Que répondre aux acteurs qui verraient dans un texte contraignant sur la lutte contre la déforestation importée un coup porté aux échanges commerciaux ?
On n’a plus besoin aujourd’hui de détruire de nouveaux écosystèmes. Il y a suffisamment de terres déjà dégradées dans plusieurs régions du monde pour répondre à la demande européenne de matières premières. C’est pourquoi il faut faire évoluer le modèle. Aujourd’hui, trop d’importations de matières premières agricoles sont liées à un régime alimentaire complètement déconnecté. Cela pose des problèmes à la fois pour la biodiversité, la santé et le climat.

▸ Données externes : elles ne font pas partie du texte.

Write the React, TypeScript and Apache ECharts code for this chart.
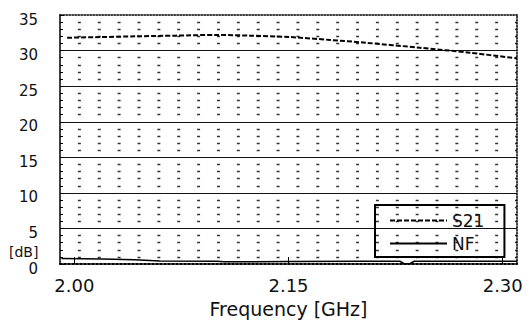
import React, { useEffect, useRef } from "react";
import * as echarts from "echarts";

// S21 gain curve (dB) vs frequency (GHz)
const freqS21 = [1.995, 2.018, 2.043, 2.071, 2.099, 2.123, 2.151, 2.179, 2.204, 2.242, 2.277, 2.31];
const s21 = [31.8, 31.9, 32.0, 32.1, 32.2, 32.1, 31.9, 31.5, 31.1, 30.4, 29.7, 28.9];

// Noise figure (dB) vs frequency (GHz)
const freqNF = [1.991, 2.02, 2.042, 2.06, 2.1, 2.105, 2.15, 2.2, 2.228, 2.231, 2.235, 2.238, 2.27, 2.31];
const nf = [0.8, 0.7, 0.6, 0.45, 0.4, 0.33, 0.35, 0.4, 0.4, 0.05, 0.05, 0.4, 0.4, 0.4];

const xTickValues = [2.0, 2.15, 2.3];
const seriesNames = ["S21", "NF"];

export default function App() {
  const ref = useRef<HTMLDivElement>(null);

  useEffect(() => {
    document.body.style.margin = "0";
    const chart = echarts.init(ref.current!, null, { renderer: "svg" });
    const W = 532;
    const gridLeft = 60;
    const gridRight = 15;
    const plotW = W - gridLeft - gridRight;
    const period = plotW / 23;
    const font = "DejaVu Sans";

    chart.setOption({
      animation: false,
      backgroundColor: "#fff",
      textStyle: { fontFamily: font, color: "#111" },
      grid: { left: gridLeft, right: gridRight, top: 15, bottom: 54, show: false },
      legend: {
        data: seriesNames,
        orient: "vertical",
        left: 375,
        top: 205,
        padding: [7, 20, 5, 14],
        itemWidth: 57,
        itemHeight: 14,
        itemGap: 6,
        borderColor: "#000",
        borderWidth: 2,
        borderRadius: 0,
        itemStyle: { opacity: 0 },
        textStyle: { fontFamily: font, fontSize: 17, color: "#111" },
      },
      xAxis: [
        {
          type: "value",
          min: 1.99,
          max: 2.31,
          position: "bottom",
          axisLine: { show: true, onZero: false, lineStyle: { color: "#000", width: 2, type: "dotted" } },
          axisTick: {
            show: true,
            inside: true,
            length: 7,
            customValues: xTickValues,
            lineStyle: { color: "#000", width: 1 },
          },
          axisLabel: {
            customValues: xTickValues,
            formatter: (v: number) => v.toFixed(2),
            margin: 12,
            fontSize: 18,
            fontFamily: font,
            color: "#111",
          },
          splitLine: { show: false },
          name: "Frequency [GHz]",
          nameLocation: "middle",
          nameGap: 32,
          nameTextStyle: { fontSize: 19, fontFamily: font, color: "#111" },
        },
        {
          type: "value",
          min: 0,
          max: 1,
          position: "top",
          axisLine: { show: true, onZero: false, lineStyle: { color: "#000", width: 1.5, type: "dotted" } },
          axisTick: { show: false },
          axisLabel: { show: false },
          splitLine: { show: false },
        },
      ],
      yAxis: [
        {
          type: "value",
          min: 0,
          max: 35,
          interval: 5,
          axisLine: { show: true, onZero: false, lineStyle: { color: "#000", width: 1.5 } },
          axisTick: { show: true, inside: true, length: 4, lineStyle: { color: "#000" } },
          minorTick: { show: true, splitNumber: 5, length: 3, lineStyle: { color: "#000" } },
          axisLabel: {
            margin: 22,
            fontSize: 15,
            fontFamily: font,
            color: "#111",
            verticalAlign: "top",
            lineHeight: 9,
          },
          splitLine: {
            show: true,
            showMinLine: false,
            showMaxLine: false,
            lineStyle: { color: "#111", width: 1.2, type: "solid" },
          },
          minorSplitLine: {
            show: true,
            lineStyle: { color: "#333", width: 1.3, type: [3, period - 3], dashOffset: 1.5 },
          },
        },
        {
          type: "value",
          min: 0,
          max: 1,
          position: "right",
          axisLine: { show: true, onZero: false, lineStyle: { color: "#000", width: 1.5, type: "dotted" } },
          axisTick: { show: false },
          axisLabel: { show: false },
          splitLine: { show: false },
        },
      ],
      graphic: [
        {
          type: "text",
          x: 9,
          y: 252,
          style: { text: "[dB]", fontSize: 14, fontFamily: font, fill: "#111", verticalAlign: "middle" },
        },
      ],
      series: [
        {
          name: "S21",
          type: "line",
          xAxisIndex: 0,
          yAxisIndex: 0,
          symbol: "none",
          smooth: 0.3,
          data: freqS21.map((f, i) => [f, s21[i]]),
          lineStyle: { color: "#000", width: 2, type: [5, 2] },
          itemStyle: { color: "#000" },
        },
        {
          name: "NF",
          type: "line",
          xAxisIndex: 0,
          yAxisIndex: 0,
          symbol: "none",
          data: freqNF.map((f, i) => [f, nf[i]]),
          lineStyle: { color: "#000", width: 1.5 },
          itemStyle: { color: "#000" },
        },
      ],
    });

    return () => chart.dispose();
  }, []);

  return <div ref={ref} style={{ width: 532, height: 323 }} />;
}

Il est aberrant d’importer du blé ou du soja de forêts déforestées à l’autre bout du monde pour nourrir des bêtes nécessaires au régime européen très carné. De plus, des alternatives existent. Nous pouvons développer des alternatives à domicile. C’est pourquoi nous sommes favorables au développement des filières d’autonomie protéinique et de protéines végétales. Plusieurs régions, à l’image du Centre-Val-de-Loire portent ce type de projets.
Avec cette loi, les États pourraient s’engager activement dans la lutte contre la déforestation. Mais peut-on aussi agir à l’échelle individuelle ?
Le consommateur peut agir, mais au quotidien, il n’est pas tout le temps aidé. Il faut surtout interdire aux entreprises de commercialiser des produits issus de la déforestation. C’est à elles de démontrer que leurs produits ne sont pas liés à la destruction d’écosystèmes naturels. C’est de cette façon que l’on facilitera la vie du consommateur qui est trop souvent laissé devant le fait accompli. Aujourd’hui, il n’y a aucune information sur la provenance exacte de produits comme la pâte à tartiner, le cacao ou le café. Donner l’origine géographique d’un produit ne suffit pas.
Aucun label ne peut à ce jour aiguiller le consommateur vers des produits qui ne favorisent pas la déforestation ?
Lorsque l’on fait ses courses, on se débrouille comme on peut avec les labels type « AB » ou « Fairtrade ». Ils sont importants, ils permettent de différencier les produits. Mais en matière de destruction des écosystèmes, il n’existe pas d’équivalent. Par exemple, lorsqu’une denrée est importée du Brésil, aucun label n’indique si elle provient d’un espace déforesté ou non. C’est pourquoi il est vraiment important d’agir à la source. Il est nécessaire que l’Union européenne agisse d’un point de vue réglementaire.